Now the ABC has joined in on the campaign to change the date, albeit very subtly. Its youth national radio station, Triple J, traditionally holds its Hottest 100 countdown of the year’s most popular music tracks as voted by its listeners on Australia Day. It was first broadcast in 1989.
Triple J, like other departments of the ABC, leans to the far left despite the fact that it is a music station. Employees of the station have been left wing personalities such as Jay and Doctor from Frenzal Rhomb who organised the anti-John Howard Album Rock Against Howard in 2003, and Marieke Hardy, a TV writer whose twitter feed is full of left-wing vitriol. Let’s not forget it was Triple J that just published a guide to oral sex and encouraged people to embrace it.

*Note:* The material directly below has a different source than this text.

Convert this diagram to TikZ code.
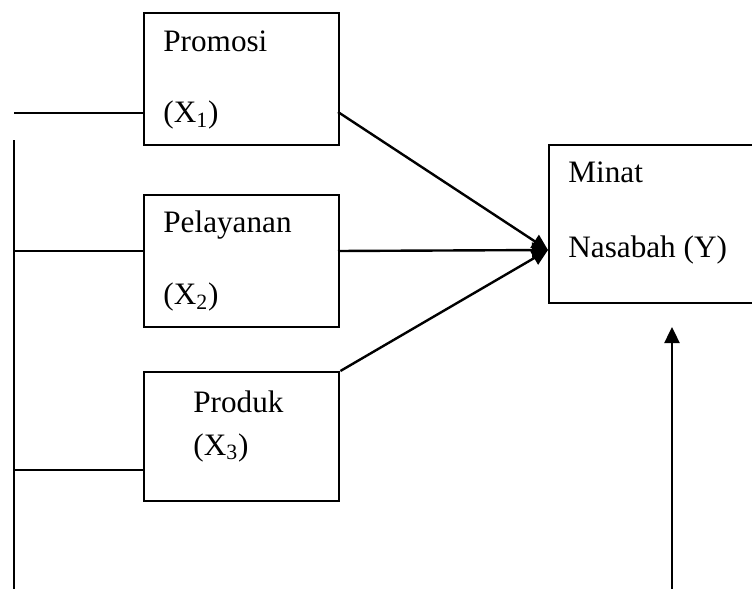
\documentclass[tikz,border=0pt]{standalone}
\usepackage{fontspec}
\setmainfont{Liberation Serif}
\usetikzlibrary{arrows.meta}

\tikzset{
  kotak/.style={draw, line width=1.2pt, anchor=north west, inner sep=0pt, minimum width=97.5pt},
  teks/.style={anchor=base west, inner sep=0pt, font=\fontsize{15.6}{18}\selectfont},
  garis/.style={line width=1.2pt},
  panah/.style={line width=1.2pt, -{Triangle[length=8pt,width=7.5pt]}}
}

\begin{document}
\begin{tikzpicture}[x=0.5pt,y=-0.5pt]
  \useasboundingbox (0,0) rectangle (752,589);
  % kotak variabel
  \node[kotak, minimum height=66pt] (promosi) at (143,12) {};
  \node[kotak, minimum height=66pt] (pelayanan) at (143,194) {};
  \node[kotak, minimum height=64.5pt] (produk) at (143,371) {};
  \node[kotak, minimum width=102pt, minimum height=79pt] (minat) at (548,144) {};
  % teks
  \node[teks] (tPromosi) at (163,52) {Promosi};
  \node[teks] (tX1) at (163,123) {(X\textsubscript{1})};
  \node[teks] (tPelayanan) at (163,233) {Pelayanan};
  \node[teks] (tX2) at (163,305) {(X\textsubscript{2})};
  \node[teks] (tProduk) at (193,413) {Produk};
  \node[teks] (tX3) at (193,455) {(X\textsubscript{3})};
  \node[teks] (tMinat) at (568,183) {Minat};
  \node[teks] (tNasabah) at (568,257) {Nasabah (Y)};
  % garis kiri
  \coordinate (busAtas) at (14,140);
  \coordinate (busBawah) at (14,589);
  \coordinate (h1) at (14,113);
  \coordinate (h2) at (14,251);
  \coordinate (h3) at (14,470);
  \draw[garis] (busAtas) -- (busBawah);
  \draw[garis] (h1) -- (h1 -| promosi.west);
  \draw[garis] (h2) -- (h2 -| pelayanan.west);
  \draw[garis] (h3) -- (h3 -| produk.west);
  % panah ke Y
  \coordinate (ujung) at (548,250);
  \coordinate (p1) at (338,112);
  \coordinate (p2) at (338,251);
  \draw[panah] (p1) -- (ujung);
  \draw[panah] (p2) -- (ujung);
  \draw[panah] (produk.north east) -- (ujung);
  \coordinate (bawah) at (672,589);
  \draw[panah] (bawah) -- (bawah |- 0,327);
\end{tikzpicture}
\end{document}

Now Triple J is holding a review of the date of the Hottest 100 Countdown and is asking for listeners to send it feedback. It claims this review is after “consulting with a range of people, musicians, community leaders and representative groups on their opinions of Australia Day”. This review is a clear attack on Australia Day and its national significance, but one wonders why Triple J given its left-wing nature chose Australia Day as the date for its Hottest 100 to begin with.
Following the opening of Triple J’s Australia Day survey #ChangeTheDate has been trending on Twitter and fellow left-wing media outlets such as Junkee and The Guardian have been encouraging their readers and Triple J to move the date. Ex-Triple J presenters Matt Okine and Kyran Wheatley have joined in on the public campaign.

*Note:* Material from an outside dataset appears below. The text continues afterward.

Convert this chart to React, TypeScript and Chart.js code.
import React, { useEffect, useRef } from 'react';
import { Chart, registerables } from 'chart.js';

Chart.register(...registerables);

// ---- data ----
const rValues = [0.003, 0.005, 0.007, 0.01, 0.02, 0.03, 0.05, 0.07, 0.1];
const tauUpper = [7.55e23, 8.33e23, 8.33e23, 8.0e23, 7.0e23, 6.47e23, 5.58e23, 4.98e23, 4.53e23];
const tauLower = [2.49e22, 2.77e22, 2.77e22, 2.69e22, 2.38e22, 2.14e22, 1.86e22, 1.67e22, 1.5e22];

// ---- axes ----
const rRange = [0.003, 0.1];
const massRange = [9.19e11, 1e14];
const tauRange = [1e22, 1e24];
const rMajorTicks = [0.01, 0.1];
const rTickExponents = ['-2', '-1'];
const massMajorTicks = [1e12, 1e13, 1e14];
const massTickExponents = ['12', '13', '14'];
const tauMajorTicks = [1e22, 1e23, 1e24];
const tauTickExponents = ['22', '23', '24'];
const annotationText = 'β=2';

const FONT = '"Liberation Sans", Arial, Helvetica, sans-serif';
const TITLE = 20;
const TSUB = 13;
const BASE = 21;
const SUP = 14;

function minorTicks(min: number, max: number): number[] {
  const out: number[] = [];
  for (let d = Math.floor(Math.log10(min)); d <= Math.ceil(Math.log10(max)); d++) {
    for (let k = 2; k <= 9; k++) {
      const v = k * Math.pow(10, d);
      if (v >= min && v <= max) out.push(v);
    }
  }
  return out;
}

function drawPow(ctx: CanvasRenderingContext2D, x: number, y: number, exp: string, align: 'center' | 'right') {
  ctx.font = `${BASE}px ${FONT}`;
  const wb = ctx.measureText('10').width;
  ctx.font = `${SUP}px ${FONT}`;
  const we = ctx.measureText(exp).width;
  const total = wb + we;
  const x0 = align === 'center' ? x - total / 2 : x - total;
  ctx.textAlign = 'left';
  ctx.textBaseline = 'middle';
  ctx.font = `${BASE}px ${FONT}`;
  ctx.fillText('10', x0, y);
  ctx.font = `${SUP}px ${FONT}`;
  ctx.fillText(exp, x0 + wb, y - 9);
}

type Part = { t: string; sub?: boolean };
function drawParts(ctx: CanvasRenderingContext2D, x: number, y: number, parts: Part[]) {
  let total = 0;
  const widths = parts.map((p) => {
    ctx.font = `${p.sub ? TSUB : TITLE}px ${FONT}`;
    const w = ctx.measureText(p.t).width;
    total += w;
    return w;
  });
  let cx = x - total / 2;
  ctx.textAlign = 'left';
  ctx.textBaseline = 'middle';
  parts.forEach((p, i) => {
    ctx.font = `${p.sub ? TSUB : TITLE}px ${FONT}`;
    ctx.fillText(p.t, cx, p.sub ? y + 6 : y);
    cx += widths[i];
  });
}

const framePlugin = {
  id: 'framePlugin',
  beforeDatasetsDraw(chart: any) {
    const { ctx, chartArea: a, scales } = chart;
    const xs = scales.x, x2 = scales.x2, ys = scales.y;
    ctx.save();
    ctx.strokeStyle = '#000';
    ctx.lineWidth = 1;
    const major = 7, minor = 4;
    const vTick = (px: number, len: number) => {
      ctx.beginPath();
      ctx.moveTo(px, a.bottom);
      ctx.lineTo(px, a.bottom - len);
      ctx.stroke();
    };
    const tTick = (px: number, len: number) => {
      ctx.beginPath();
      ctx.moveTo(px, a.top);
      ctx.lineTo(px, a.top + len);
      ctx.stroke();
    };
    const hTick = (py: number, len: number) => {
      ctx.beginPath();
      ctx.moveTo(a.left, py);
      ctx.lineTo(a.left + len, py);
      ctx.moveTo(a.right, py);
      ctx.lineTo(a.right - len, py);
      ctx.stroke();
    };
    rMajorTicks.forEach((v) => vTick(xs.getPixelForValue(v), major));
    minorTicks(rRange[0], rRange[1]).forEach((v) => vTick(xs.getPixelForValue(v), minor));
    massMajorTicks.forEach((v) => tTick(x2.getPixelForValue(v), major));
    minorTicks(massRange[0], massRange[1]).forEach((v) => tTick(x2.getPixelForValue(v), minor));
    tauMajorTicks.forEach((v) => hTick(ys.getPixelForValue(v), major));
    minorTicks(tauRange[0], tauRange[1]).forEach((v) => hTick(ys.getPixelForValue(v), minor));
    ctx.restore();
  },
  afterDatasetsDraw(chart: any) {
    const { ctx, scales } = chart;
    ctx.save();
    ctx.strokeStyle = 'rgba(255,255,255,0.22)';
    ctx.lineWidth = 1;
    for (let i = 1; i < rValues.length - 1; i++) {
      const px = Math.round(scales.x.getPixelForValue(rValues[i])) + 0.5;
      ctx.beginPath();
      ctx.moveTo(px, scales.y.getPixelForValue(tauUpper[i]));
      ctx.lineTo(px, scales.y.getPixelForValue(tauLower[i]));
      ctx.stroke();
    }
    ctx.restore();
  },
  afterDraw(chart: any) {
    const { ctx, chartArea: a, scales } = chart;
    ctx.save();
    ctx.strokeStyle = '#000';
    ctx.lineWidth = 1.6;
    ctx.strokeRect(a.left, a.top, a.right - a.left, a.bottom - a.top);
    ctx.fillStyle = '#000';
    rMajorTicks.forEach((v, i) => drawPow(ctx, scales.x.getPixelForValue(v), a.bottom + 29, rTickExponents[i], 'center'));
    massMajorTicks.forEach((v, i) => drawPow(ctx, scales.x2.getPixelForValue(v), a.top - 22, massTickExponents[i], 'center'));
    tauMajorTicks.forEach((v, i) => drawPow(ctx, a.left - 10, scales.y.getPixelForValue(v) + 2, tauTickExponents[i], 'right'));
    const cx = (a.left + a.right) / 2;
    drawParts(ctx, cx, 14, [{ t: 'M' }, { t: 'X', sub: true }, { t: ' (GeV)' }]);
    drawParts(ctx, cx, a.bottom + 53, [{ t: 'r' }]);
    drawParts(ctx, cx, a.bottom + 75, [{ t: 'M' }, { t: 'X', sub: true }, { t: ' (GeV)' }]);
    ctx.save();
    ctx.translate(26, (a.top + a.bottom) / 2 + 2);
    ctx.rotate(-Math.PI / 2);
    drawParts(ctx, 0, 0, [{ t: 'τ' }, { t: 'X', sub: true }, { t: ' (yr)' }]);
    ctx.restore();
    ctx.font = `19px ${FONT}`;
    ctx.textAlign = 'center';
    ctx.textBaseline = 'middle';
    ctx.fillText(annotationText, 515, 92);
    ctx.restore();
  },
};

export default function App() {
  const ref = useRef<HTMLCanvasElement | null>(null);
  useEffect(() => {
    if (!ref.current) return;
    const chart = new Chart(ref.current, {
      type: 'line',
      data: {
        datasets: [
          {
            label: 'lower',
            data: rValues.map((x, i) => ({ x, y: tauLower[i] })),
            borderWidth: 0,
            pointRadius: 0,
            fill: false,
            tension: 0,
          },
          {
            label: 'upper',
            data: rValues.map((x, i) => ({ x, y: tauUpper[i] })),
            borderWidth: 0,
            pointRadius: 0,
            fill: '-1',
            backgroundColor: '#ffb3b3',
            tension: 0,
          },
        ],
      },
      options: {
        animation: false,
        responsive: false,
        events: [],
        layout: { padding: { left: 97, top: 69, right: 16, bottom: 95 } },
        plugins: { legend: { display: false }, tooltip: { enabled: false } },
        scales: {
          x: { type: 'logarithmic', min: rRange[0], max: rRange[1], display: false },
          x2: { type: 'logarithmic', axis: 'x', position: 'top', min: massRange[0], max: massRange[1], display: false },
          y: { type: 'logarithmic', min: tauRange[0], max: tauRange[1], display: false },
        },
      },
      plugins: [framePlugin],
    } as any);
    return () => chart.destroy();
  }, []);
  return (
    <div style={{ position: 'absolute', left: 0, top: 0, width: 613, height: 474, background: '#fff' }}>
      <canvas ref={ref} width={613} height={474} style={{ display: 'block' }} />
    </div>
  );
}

This campaign, given the type of people that listen to Triple J, is most likely to succeed. If various citizens, community groups or corporations want to ignore the significance of January 26 as the founding date of modern Australia and join the left in being triggered by the date they have the freedom to do that. But a government funded media organisation like Triple J should not have the right to ignore what is an official recognised national day of significance.
The federal government intervened to make sure that Fremantle Council couldn’t move Australia Day, one asks would Communications Minister Mitch Fifield intervene here and threaten Triple J’s funding? Given that apparently the ABC is considered uncriticizable by the Turnbull Government it is wishful thinking. But it is not too much to ask that if you receive taxpayer funds you should be under an obligation to recognise events such as Australia Day, which contrary to what the media reports, is a date that most taxpayers embrace.
Trying to change our cultural institutions by stealth is something the left has form on, let’s not forget that Google took it upon themselves to rename Margaret Court Arena two months ago to Evonne Goolagong Arena because of Margaret Court’s opposition to same sex marriage. Google later changed the name back and blamed user data causing the name change. Nevertheless, leftists still maintain they will now refer to the venue Evonne Goolagong Arena even though for now it is named after Margaret Court.
Since Triple J’s survey is open to the public, we encourage others to let them know how you feel about Australia Day and also become part of the campaign to save Australia Day. We need to make our voices heard that Australia Day is day for celebration about what is great about our nation and should not be a cause for shame.